Agathe Keller (Sphere, CNRS / Université Paris Cité)
 
In his commentary on the Līlāvatī—Bhāksara (b.1114) ’s very popular arithmetical text—Śaṅkara Vāriyar (fl. ca. 1540) launches into a spectacular presentation of the values that Mādhava (14th century) can provide to approximate the ratio of the circumference of a circle to its diameter. He then offers an elaborate proof of one of the highlights of the “Kerala School of Mathematics” attributed to the same Mādhava: a rule to approximate the circumference of a circle which is seen as an equivalent of formulas given later by Gotfried Wilhelm Leibniz (1646-1716) and James Gregory (1638-1675) prefigurating the birth of calculus.
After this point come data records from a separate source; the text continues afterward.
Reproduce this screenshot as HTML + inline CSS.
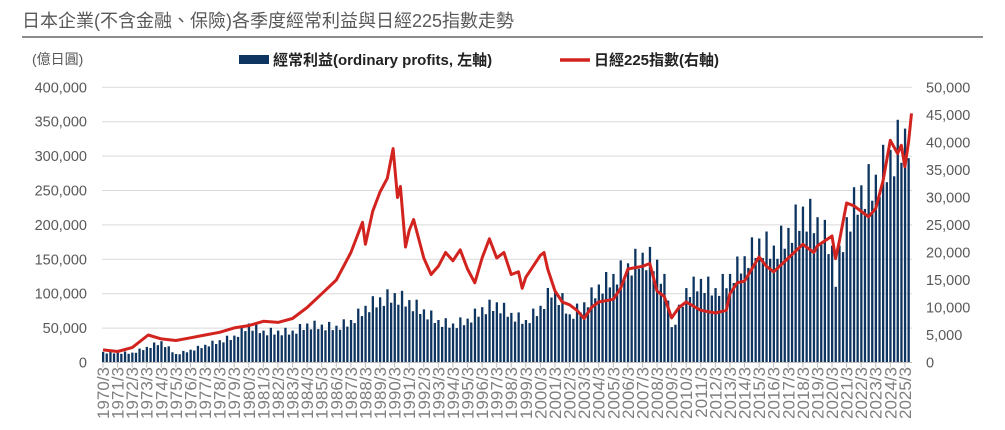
<!DOCTYPE html>
<html><head><meta charset="utf-8"><style>
body{margin:0;background:#fff;width:1005px;height:425px;overflow:hidden}
svg text{font-family:"Liberation Sans","Noto Sans CJK TC",sans-serif}
</style></head><body>
<svg id="c" width="1005" height="425" xmlns="http://www.w3.org/2000/svg">
<text x="22" y="27" font-size="18" fill="#595959">日本企業(不含金融、保險)各季度經常利益與日經225指數走勢</text>
<line x1="22" y1="37" x2="983" y2="37" stroke="#8c8c8c" stroke-width="2"/>
<text x="32" y="64" font-size="14" fill="#595959">(億日圓)</text>
<rect x="239" y="55" width="30" height="9" fill="#0e3460"/>
<text x="273" y="65" font-size="15" font-weight="bold" fill="#222">經常利益(ordinary profits, 左軸)</text>
<line x1="560" y1="60" x2="590" y2="60" stroke="#d2231f" stroke-width="3.5"/>
<text x="594" y="65" font-size="15" font-weight="bold" fill="#222">日經225指數(右軸)</text>
<g id="g"></g>
</svg>
<script>
var g=document.getElementById('g'),s='';
var y0=362.5,pk=34.4/50000,pn=275/50000;
function X(y){return 103+(y-1970)*14.58}
for(var i=0;i<=8;i++){var y=y0-i*34.4;
s+='<line x1="102" x2="912" y1="'+y+'" y2="'+y+'" stroke="#d9d9d9"/>';
s+='<text x="87" y="'+(y+5)+'" font-size="14.5" fill="#595959" text-anchor="end">'+(i*50000).toLocaleString('en-US')+'</text>';}
for(var i=0;i<=10;i++){var y=y0-i*27.5;
s+='<text x="926" y="'+(y+5)+'" font-size="14.5" fill="#595959">'+(i*5000).toLocaleString('en-US')+'</text>';}
function interp(k,t){for(var j=0;j<k.length-1;j++){if(t<=k[j+1][0]){var a=k[j],b=k[j+1];return a[1]+(b[1]-a[1])*(t-a[0])/(b[0]-a[0]);}}return k[k.length-1][1];}
var P=[[1970,15e3],[1972,14e3],[1973,22e3],[1974,30e3],[1975,12e3],[1976,18e3],[1977,25e3],[1979,38e3],[1980,55e3],[1981,45e3],[1983,45e3],[1984,55e3],[1986,52e3],[1987,60e3],[1988,80e3],[1989,92e3],[1990,98e3],[1991,88e3],[1992,75e3],[1993,60e3],[1994,55e3],[1995,62e3],[1996,78e3],[1997,85e3],[1998,70e3],[1999,60e3],[2000,80e3],[2000.75,105e3],[2001.5,90e3],[2002,68e3],[2003,85e3],[2004,110e3],[2005,125e3],[2006,140e3],[2007,155e3],[2008,145e3],[2008.75,100e3],[2009,50e3],[2009.5,75e3],[2010,105e3],[2011,118e3],[2012,105e3],[2013,125e3],[2014,150e3],[2015,175e3],[2016,165e3],[2017,190e3],[2018,220e3],[2019,205e3],[2020,165e3],[2020.25,125e3],[2021,205e3],[2022,250e3],[2023,265e3],[2024,300e3],[2025,330e3],[2025.5,345e3]];
var sea=[1.03,0.88,1.12,0.9];
for(var q=0;q<222;q++){var t=1970+q/4,v=interp(P,t)*sea[q%4];var h=v*pk,x=X(t)-1;
s+='<rect x="'+x.toFixed(1)+'" y="'+(y0-h).toFixed(1)+'" width="2.3" height="'+h.toFixed(1)+'" fill="#0e3460"/>';}
var N=[[1970,2300],[1971,2000],[1972,2700],[1973.1,5000],[1974,4300],[1975,4000],[1976,4500],[1977,5000],[1978,5500],[1979,6300],[1980,6700],[1981,7500],[1982,7300],[1983,8000],[1984,10000],[1985,12500],[1986,15000],[1987,20000],[1987.8,25500],[1988,21500],[1988.5,27500],[1989,31000],[1989.5,33500],[1989.9,38900],[1990.2,30000],[1990.4,32000],[1990.75,21000],[1991,24000],[1991.3,26000],[1992,19000],[1992.5,16000],[1993,17500],[1993.5,20000],[1994,18500],[1994.5,20500],[1995,17000],[1995.5,14500],[1996,19000],[1996.5,22500],[1997,19000],[1997.5,20000],[1998,16000],[1998.5,16500],[1998.75,13500],[1999,15500],[1999.5,17500],[2000,19500],[2000.25,20000],[2000.5,17000],[2001,13000],[2001.5,11000],[2002,10500],[2002.5,9500],[2003,8000],[2003.5,10000],[2004,11000],[2005,11500],[2005.5,13500],[2006,17000],[2007,17500],[2007.5,18000],[2008,13000],[2008.5,12000],[2009,8100],[2009.5,10000],[2010,11000],[2011,9500],[2012,9000],[2012.75,9500],[2013,12500],[2013.5,14500],[2014,14800],[2015,19200],[2015.5,17500],[2016,16500],[2017,19000],[2018,21500],[2018.75,20000],[2019,21200],[2020,23000],[2020.25,18900],[2020.5,22000],[2021,29000],[2021.5,28500],[2022,27500],[2022.5,26500],[2023,28000],[2023.5,33000],[2024,40400],[2024.5,38000],[2024.75,39500],[2025,35600],[2025.25,40000],[2025.45,45300]];
var pts=N.map(function(p){return X(p[0]).toFixed(1)+','+(y0-p[1]*pn).toFixed(1)}).join(' ');
s+='<polyline points="'+pts+'" fill="none" stroke="#d2231f" stroke-width="3" stroke-linejoin="round"/>';
s+='<line x1="102" x2="912" y1="'+y0+'" y2="'+y0+'" stroke="#bfbfbf"/>';
for(var yr=1970;yr<=2025;yr++){var x=X(yr);
s+='<line x1="'+x+'" x2="'+x+'" y1="'+y0+'" y2="'+(y0+5)+'" stroke="#bfbfbf"/>';
s+='<text transform="translate('+(x+6)+',367) rotate(-90)" font-size="17" fill="#7f7f7f" text-anchor="end">'+yr+'/3</text>';}
g.innerHTML=s;
</script>
</body></html>
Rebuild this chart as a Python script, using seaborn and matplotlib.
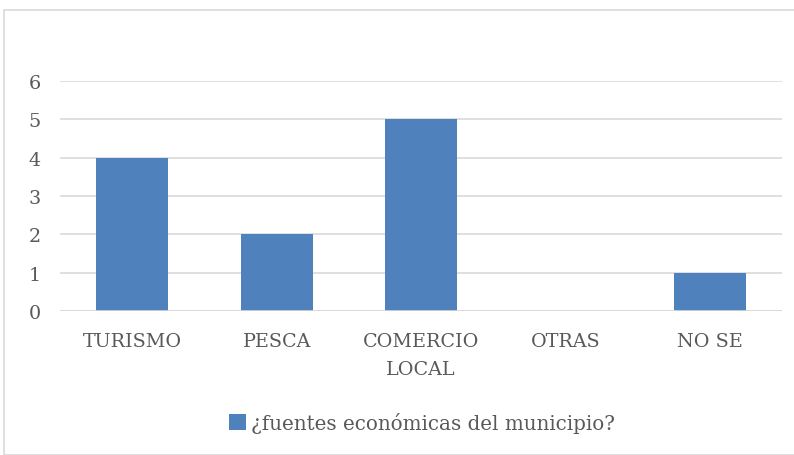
import matplotlib
matplotlib.use("Agg")
import matplotlib.pyplot as plt
from matplotlib.patches import Rectangle, Patch
import seaborn as sns
import pandas as pd

categorias = ["TURISMO", "PESCA", "COMERCIO\nLOCAL", "OTRAS", "NO SE"]
valores = [4, 2, 5, 0, 1]
serie = "¿fuentes económicas del municipio?"
y_ticks = [0, 1, 2, 3, 4, 5, 6]

sns.set_theme(style="white")
plt.rcParams["font.family"] = ["DejaVu Serif", "Liberation Serif"]

color_barra = "#4F81BD"
color_texto = "#595959"
color_rejilla = "#D9D9D9"

df = pd.DataFrame({"categoria": categorias, "valor": valores})

fig = plt.figure(figsize=(7.94, 4.56), dpi=100)
ax = fig.add_axes([60 / 794, 1 - 312 / 456, 722 / 794, 230 / 456])

sns.barplot(data=df, x="categoria", y="valor", color=color_barra,
            width=0.5, saturation=1, linewidth=0, ax=ax, zorder=3)

ax.set_xlim(-0.5, len(categorias) - 0.5)
ax.set_ylim(0, 6)
ax.set_yticks(y_ticks)
ax.set_yticklabels([str(t) for t in y_ticks])
ax.yaxis.grid(True, color=color_rejilla, linewidth=1.2, zorder=0)
ax.xaxis.grid(False)
for s in ax.spines.values():
    s.set_visible(False)
ax.axhline(0, color=color_rejilla, linewidth=1.2, zorder=4)
ax.set_xlabel("")
ax.set_ylabel("")
ax.tick_params(axis="both", length=0, labelsize=13.8, colors=color_texto)
ax.tick_params(axis="x", pad=15)
ax.tick_params(axis="y", pad=14)
for lab in ax.get_xticklabels():
    lab.set_linespacing(1.75)
    lab.set_verticalalignment("top")

handle = Patch(facecolor=color_barra, edgecolor="none", label=serie)
fig.legend(handles=[handle], loc="center", bbox_to_anchor=(422 / 794, 1 - 423 / 456),
           frameon=False, fontsize=14.3, labelcolor=color_texto,
           handlelength=0.85, handleheight=0.85, handletextpad=0.25)

fig.patches.append(Rectangle((4 / 794, 0), 1, 1 - 11 / 456, transform=fig.transFigure,
                             fill=False, edgecolor=color_rejilla, linewidth=1.2))

fig.savefig("out.png", dpi=100, facecolor="white")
In this presentation, I will show how Śaṅkara Vāriyar commentary testifies to new ways of thinking about reasonings and proofs in mathematics, offering many contrasts with the practices of earlier authors writing in Sanskrit. More largely I will describe how authors of mathematical texts in Sanskrit had a great variety of practices of mathematical reasonings. Not all of these practices were about “proving” mathematical truths; reasonings could have many different aims— such as showing that a procedure could be used in different mathematical disciplines, or that a formal computation could be explained by providing each step with a meaning. My aim will be to look at how authors carried out “explanations” (vāsanā) or sought to “establish” a procedure (sadh-, upapad-), and how this questions standard historiographies of proof in Sanskrit mathematical literature on the one hand and of the “Kerala school of mathematics” on the other.